-- COLLECTED DATA --
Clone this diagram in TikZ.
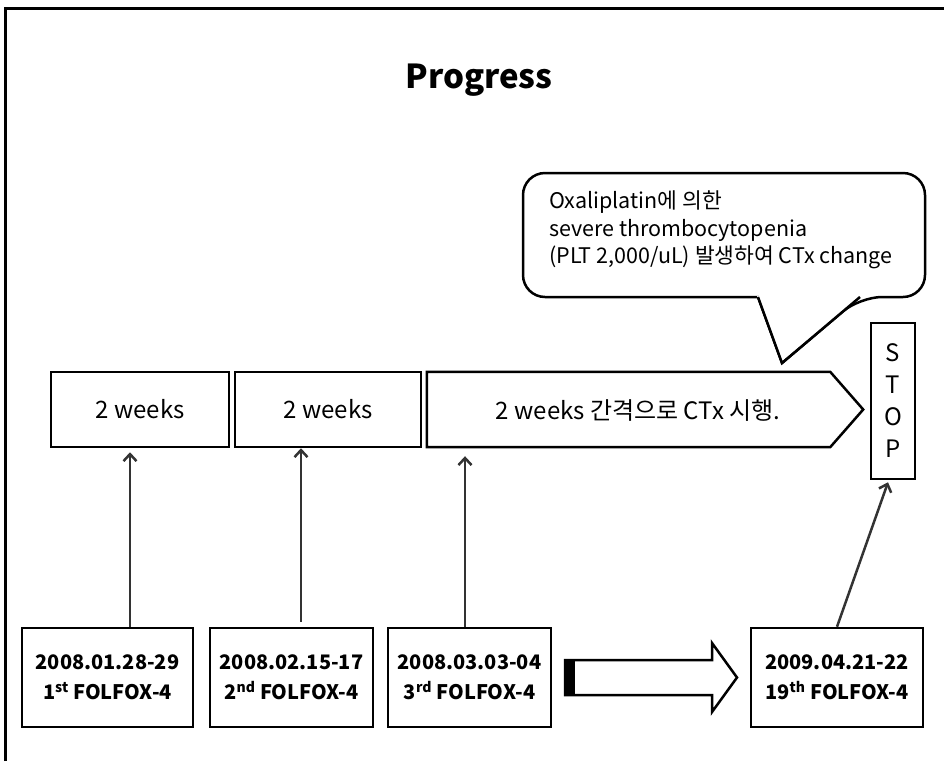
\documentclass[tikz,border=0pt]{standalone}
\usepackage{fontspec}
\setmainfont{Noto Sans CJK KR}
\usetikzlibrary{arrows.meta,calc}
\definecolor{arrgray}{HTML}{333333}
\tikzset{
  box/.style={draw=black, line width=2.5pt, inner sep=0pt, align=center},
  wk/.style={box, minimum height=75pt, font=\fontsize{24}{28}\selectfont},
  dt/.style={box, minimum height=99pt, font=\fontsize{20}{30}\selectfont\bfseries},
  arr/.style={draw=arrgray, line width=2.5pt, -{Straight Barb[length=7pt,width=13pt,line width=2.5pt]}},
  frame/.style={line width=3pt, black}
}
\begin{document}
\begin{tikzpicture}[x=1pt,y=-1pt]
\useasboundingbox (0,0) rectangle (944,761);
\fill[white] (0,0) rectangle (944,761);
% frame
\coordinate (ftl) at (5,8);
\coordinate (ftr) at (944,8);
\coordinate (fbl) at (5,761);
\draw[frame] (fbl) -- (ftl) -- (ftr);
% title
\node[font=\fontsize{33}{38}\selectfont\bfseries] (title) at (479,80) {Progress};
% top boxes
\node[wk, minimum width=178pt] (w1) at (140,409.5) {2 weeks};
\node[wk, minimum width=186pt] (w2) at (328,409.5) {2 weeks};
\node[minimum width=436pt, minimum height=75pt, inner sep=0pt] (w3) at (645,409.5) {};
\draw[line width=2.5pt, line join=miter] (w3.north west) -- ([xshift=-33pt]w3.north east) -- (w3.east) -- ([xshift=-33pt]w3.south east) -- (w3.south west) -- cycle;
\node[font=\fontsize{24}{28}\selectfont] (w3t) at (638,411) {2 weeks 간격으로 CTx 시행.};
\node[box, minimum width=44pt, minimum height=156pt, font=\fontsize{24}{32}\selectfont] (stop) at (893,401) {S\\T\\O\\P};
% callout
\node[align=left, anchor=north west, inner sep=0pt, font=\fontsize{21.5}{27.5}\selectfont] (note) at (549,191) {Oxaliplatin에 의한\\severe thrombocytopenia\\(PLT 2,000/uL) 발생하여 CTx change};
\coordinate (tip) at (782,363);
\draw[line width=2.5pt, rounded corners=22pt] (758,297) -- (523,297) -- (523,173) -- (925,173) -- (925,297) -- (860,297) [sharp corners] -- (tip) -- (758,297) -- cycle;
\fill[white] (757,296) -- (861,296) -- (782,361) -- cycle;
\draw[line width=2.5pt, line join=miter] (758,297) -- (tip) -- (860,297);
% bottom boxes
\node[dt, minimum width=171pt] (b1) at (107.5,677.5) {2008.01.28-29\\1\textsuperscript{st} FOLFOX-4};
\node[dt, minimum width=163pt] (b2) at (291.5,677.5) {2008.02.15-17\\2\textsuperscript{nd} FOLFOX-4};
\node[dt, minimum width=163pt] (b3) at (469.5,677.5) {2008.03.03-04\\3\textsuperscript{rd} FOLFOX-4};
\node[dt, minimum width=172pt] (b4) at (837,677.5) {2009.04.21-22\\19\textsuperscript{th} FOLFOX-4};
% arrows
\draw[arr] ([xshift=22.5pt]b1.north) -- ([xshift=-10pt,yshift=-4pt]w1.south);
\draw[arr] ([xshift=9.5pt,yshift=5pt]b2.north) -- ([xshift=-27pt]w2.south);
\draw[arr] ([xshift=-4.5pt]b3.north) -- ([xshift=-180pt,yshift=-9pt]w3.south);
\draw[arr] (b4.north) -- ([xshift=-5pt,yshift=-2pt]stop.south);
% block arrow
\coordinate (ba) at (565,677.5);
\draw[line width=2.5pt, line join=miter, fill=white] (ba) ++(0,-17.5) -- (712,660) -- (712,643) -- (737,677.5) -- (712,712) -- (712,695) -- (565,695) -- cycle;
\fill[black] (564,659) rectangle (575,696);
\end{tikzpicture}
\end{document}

-- PROBLEM DETAILS --
Without including any picture, repeat the data exactly.

-- RESPONSE FOR THIS EXERCISE --
Clone this diagram in TikZ.
\documentclass[tikz,border=0pt]{standalone}
\usepackage{fontspec}
\setmainfont{Noto Sans CJK KR}
\usetikzlibrary{arrows.meta,calc}
\definecolor{arrgray}{HTML}{333333}
\tikzset{
  box/.style={draw=black, line width=2.5pt, inner sep=0pt, align=center},
  wk/.style={box, minimum height=75pt, font=\fontsize{24}{28}\selectfont},
  dt/.style={box, minimum height=99pt, font=\fontsize{20}{30}\selectfont\bfseries},
  arr/.style={draw=arrgray, line width=2.5pt, -{Straight Barb[length=7pt,width=13pt,line width=2.5pt]}},
  frame/.style={line width=3pt, black}
}
\begin{document}
\begin{tikzpicture}[x=1pt,y=-1pt]
\useasboundingbox (0,0) rectangle (944,761);
\fill[white] (0,0) rectangle (944,761);
% frame
\coordinate (ftl) at (5,8);
\coordinate (ftr) at (944,8);
\coordinate (fbl) at (5,761);
\draw[frame] (fbl) -- (ftl) -- (ftr);
% title
\node[font=\fontsize{33}{38}\selectfont\bfseries] (title) at (479,80) {Progress};
% top boxes
\node[wk, minimum width=178pt] (w1) at (140,409.5) {2 weeks};
\node[wk, minimum width=186pt] (w2) at (328,409.5) {2 weeks};
\node[minimum width=436pt, minimum height=75pt, inner sep=0pt] (w3) at (645,409.5) {};
\draw[line width=2.5pt, line join=miter] (w3.north west) -- ([xshift=-33pt]w3.north east) -- (w3.east) -- ([xshift=-33pt]w3.south east) -- (w3.south west) -- cycle;
\node[font=\fontsize{24}{28}\selectfont] (w3t) at (638,411) {2 weeks 간격으로 CTx 시행.};
\node[box, minimum width=44pt, minimum height=156pt, font=\fontsize{24}{32}\selectfont] (stop) at (893,401) {S\\T\\O\\P};
% callout
\node[align=left, anchor=north west, inner sep=0pt, font=\fontsize{21.5}{27.5}\selectfont] (note) at (549,191) {Oxaliplatin에 의한\\severe thrombocytopenia\\(PLT 2,000/uL) 발생하여 CTx change};
\coordinate (tip) at (782,363);
\draw[line width=2.5pt, rounded corners=22pt] (758,297) -- (523,297) -- (523,173) -- (925,173) -- (925,297) -- (860,297) [sharp corners] -- (tip) -- (758,297) -- cycle;
\fill[white] (757,296) -- (861,296) -- (782,361) -- cycle;
\draw[line width=2.5pt, line join=miter] (758,297) -- (tip) -- (860,297);
% bottom boxes
\node[dt, minimum width=171pt] (b1) at (107.5,677.5) {2008.01.28-29\\1\textsuperscript{st} FOLFOX-4};
\node[dt, minimum width=163pt] (b2) at (291.5,677.5) {2008.02.15-17\\2\textsuperscript{nd} FOLFOX-4};
\node[dt, minimum width=163pt] (b3) at (469.5,677.5) {2008.03.03-04\\3\textsuperscript{rd} FOLFOX-4};
\node[dt, minimum width=172pt] (b4) at (837,677.5) {2009.04.21-22\\19\textsuperscript{th} FOLFOX-4};
% arrows
\draw[arr] ([xshift=22.5pt]b1.north) -- ([xshift=-10pt,yshift=-4pt]w1.south);
\draw[arr] ([xshift=9.5pt,yshift=5pt]b2.north) -- ([xshift=-27pt]w2.south);
\draw[arr] ([xshift=-4.5pt]b3.north) -- ([xshift=-180pt,yshift=-9pt]w3.south);
\draw[arr] (b4.north) -- ([xshift=-5pt,yshift=-2pt]stop.south);
% block arrow
\coordinate (ba) at (565,677.5);
\draw[line width=2.5pt, line join=miter, fill=white] (ba) ++(0,-17.5) -- (712,660) -- (712,643) -- (737,677.5) -- (712,712) -- (712,695) -- (565,695) -- cycle;
\fill[black] (564,659) rectangle (575,696);
\end{tikzpicture}
\end{document}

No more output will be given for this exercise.